We are almost exactly halfway through a process that started in March 2019 and will finish in March 2020. Most teams have played four matches, although the four Nations League finalists (England, Portugal, Switzerland and the Netherlands) have only played two, due to their involvement in that tournament.
Have there been any shock results so far?
The groups are seeded and have yet to produce any huge surprises, although Scotland were humiliated 3-0 by Kazakhstan in their opener and 2018 World Cup finalists Croatia lost to surprise Group E leaders Hungary.
Additionally, reigning European champions Portugal have drawn both their games, leaving them languishing in fourth place. Cristiano Ronaldo and Co. have no need to panic just yet, though: They have six games to play and are guaranteed to have the safety net of the playoffs thanks to their Nations League victory.
There have also been a few huge score lines that have exposed the disparity in class between nations — Russia pummeled perennial whipping boys San Marino 9-0 in June, while Germany dished out an 8-0 hiding on Estonia a few days later.
What are the biggest matchups of this international break?
The headliner of this international break is undoubtedly the latest clash between bitter rivals Germany and the Netherlands. The rivalry, formed by historic political events and high-profile clashes on the field, will be reignited at Hamburg’s Volksparkstadion on Friday.
The Dutch and the Germans were drawn together in the Nations League, where the Oranje beat the Germans 3-0 in Amsterdam and drew them 2-2 in Gelsenkirchen. Jogi Loew’s Germany, however, made amends by beating Ronald Koeman’s Holland 3-2 in the opening round of Euro 2020 qualification, courtesy of a dramatic 90th-minute winner.
There’s little to separate these two teams right now, but expect goals and some fireworks in their upcoming clash.
There aren’t really any other box office match-ups in this international break, but a few other neighboring countries who will be facing one another. Sweden will host Norway on Sunday, Russia welcome Kazakhstan on Monday, Croatia will look to vindicate their prior loss to Hungary on Tuesday, and Kosovo will stage a politically charged match with Montenegro next weekend.
The team to watch are undoubtedly Portugal. As previously mentioned, the reigning champions have only mustered a pair of draws, leaving them in fourth place in Group B. They face potentially tricky away games in Serbia and Lithuania. “We have reached a point where we have to win the remaining six games,” says coach Fernando Santos. That’s not strictly true, as they still have the playoff safety net, but the Portuguese will be expected to up their game.

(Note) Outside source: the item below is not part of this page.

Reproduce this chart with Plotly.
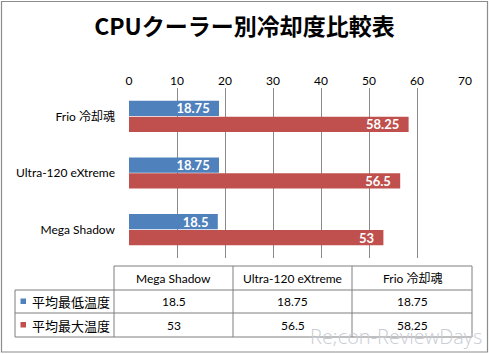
import plotly.graph_objects as go

categories = ["Mega Shadow", "Ultra-120 eXtreme", "Frio 冷却魂"]
series_names = ["平均最低温度", "平均最大温度"]
min_temp = [18.5, 18.75, 18.75]
max_temp = [53, 56.5, 58.25]
x_ticks = [0, 10, 20, 30, 40, 50, 60, 70]
colors = ["#4F81BD", "#C0504D"]

W, H = 489, 354
L, R, T, B = 129, 24, 88, 96
PW, PH = W - L - R, H - T - B

def px(x):
    return (x - L) / PW

def py(y):
    return (H - B - y) / PH

FONT = "Lato, 'Noto Sans CJK JP', sans-serif"

fig = go.Figure()
# red first so blue is drawn on top within each group
for name, vals, col in [(series_names[1], max_temp, colors[1]), (series_names[0], min_temp, colors[0])]:
    fig.add_trace(go.Bar(
        y=categories, x=vals, orientation="h", name=name,
        marker=dict(color=col, line=dict(width=0)),
        text=[f"{v:g}\u00a0\u00a0" for v in vals],
        textposition="inside", insidetextanchor="end", constraintext="none",
        textfont=dict(family=FONT, size=13, color="white", weight="bold"),
        cliponaxis=False, showlegend=False,
    ))

fig.update_layout(
    width=W, height=H,
    margin=dict(l=L, r=R, t=T, b=B),
    paper_bgcolor="white", plot_bgcolor="white",
    barmode="group", bargap=0.44, bargroupgap=0.04,
    font=dict(family=FONT, size=12, color="black"),
    title=dict(text="<b>CPUクーラー別冷却度比較表</b>", x=0.5, xanchor="center",
               y=1 - 27 / H, yanchor="middle",
               font=dict(family="'Noto Sans CJK JP', sans-serif", size=23, color="black")),
    xaxis=dict(side="top", range=[0, 70], tickvals=x_ticks, showgrid=True,
               gridcolor="#8a8a8a", gridwidth=1, zeroline=False, showline=False,
               ticks="", tickfont=dict(size=12), fixedrange=True),
    yaxis=dict(showgrid=False, zeroline=False, showline=False, ticks="",
               ticklabelstandoff=13, tickfont=dict(size=12)),
)

shapes = []
line = dict(color="#7f7f7f", width=1)
def hline(y, x0, x1):
    shapes.append(dict(type="line", xref="paper", yref="paper", x0=px(x0), x1=px(x1), y0=py(y), y1=py(y), line=line))
def vline(x, y0, y1):
    shapes.append(dict(type="line", xref="paper", yref="paper", x0=px(x), x1=px(x), y0=py(y0), y1=py(y1), line=line))

# data table
cols_x = [114, 233, 352, 472]
rows_y = [266, 290, 313, 337]
hline(rows_y[0], cols_x[0], cols_x[-1])
for y in rows_y[1:]:
    hline(y, 15, cols_x[-1])
vline(15, rows_y[1], rows_y[-1])
for x in cols_x:
    vline(x, rows_y[0], rows_y[-1])

# outer frame
shapes.append(dict(type="rect", xref="paper", yref="paper", x0=px(1.5), x1=px(487.5), y0=py(1.5), y1=py(352),
                   line=dict(color="#8c8c8c", width=1.2)))

annotations = []
for i, c in enumerate(categories):
    cx = (cols_x[i] + cols_x[i + 1]) / 2
    annotations.append(dict(text=c, x=px(cx), y=py((rows_y[0] + rows_y[1]) / 2), xref="paper", yref="paper",
                            showarrow=False, xanchor="center", yanchor="middle", font=dict(size=12)))
    for r, vals in enumerate([min_temp, max_temp]):
        annotations.append(dict(text=f"{vals[i]:g}", x=px(cx), y=py((rows_y[r + 1] + rows_y[r + 2]) / 2),
                                xref="paper", yref="paper", showarrow=False, xanchor="center",
                                yanchor="middle", font=dict(size=12)))
for r, (name, col) in enumerate(zip(series_names, colors)):
    yc = (rows_y[r + 1] + rows_y[r + 2]) / 2
    shapes.append(dict(type="rect", xref="paper", yref="paper", x0=px(20.5), x1=px(26), y0=py(yc - 3), y1=py(yc + 2.5),
                       fillcolor=col, line=dict(width=0)))
    annotations.append(dict(text=name, x=px(30), y=py(yc), xref="paper", yref="paper", showarrow=False,
                            xanchor="left", yanchor="middle",
                            font=dict(size=13, family="'Noto Sans CJK JP', sans-serif")))

# watermark
annotations.append(dict(text="Re;con-ReviewDays", x=px(483), y=py(351), xref="paper", yref="paper",
                        showarrow=False, xanchor="right", yanchor="bottom", borderpad=0,
                        font=dict(size=20, color="#c9ccd4", family="'Open Sans', sans-serif", weight=300)))

fig.update_layout(shapes=shapes, annotations=annotations)
fig.write_html("out.html")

Who are the favorites to win the competition?
Unsurprisingly, reigning world champions France are favorites with the bookmakers. World Cup semifinalists England are currently ranked second — and they may benefit from having the semifinals and final staged at Wembley Stadium. Belgium, Spain and Germany are all being given odds of around 7/1 (which will rank among the longest odds the Germans have experienced going into a tournament in a very long time).
Curiously, Portugal are pitched as rank outsiders at 16/1, while Croatia are even longer at around 25/1, despite their successes in the summer of 2018. Both could go deep and defy the odds.
How do I watch the qualifiers?
ESPN have the rights to European qualification and the good news is that they will show every single match across their broadcast channels and ESPN+ digital service.
Germany’s clash with the Netherlands will be shown on ESPN2 at 2:45 p.m. ET on Friday, and you can catch England’s game against Bulgaria on ESPN+ at noon ET on Saturday.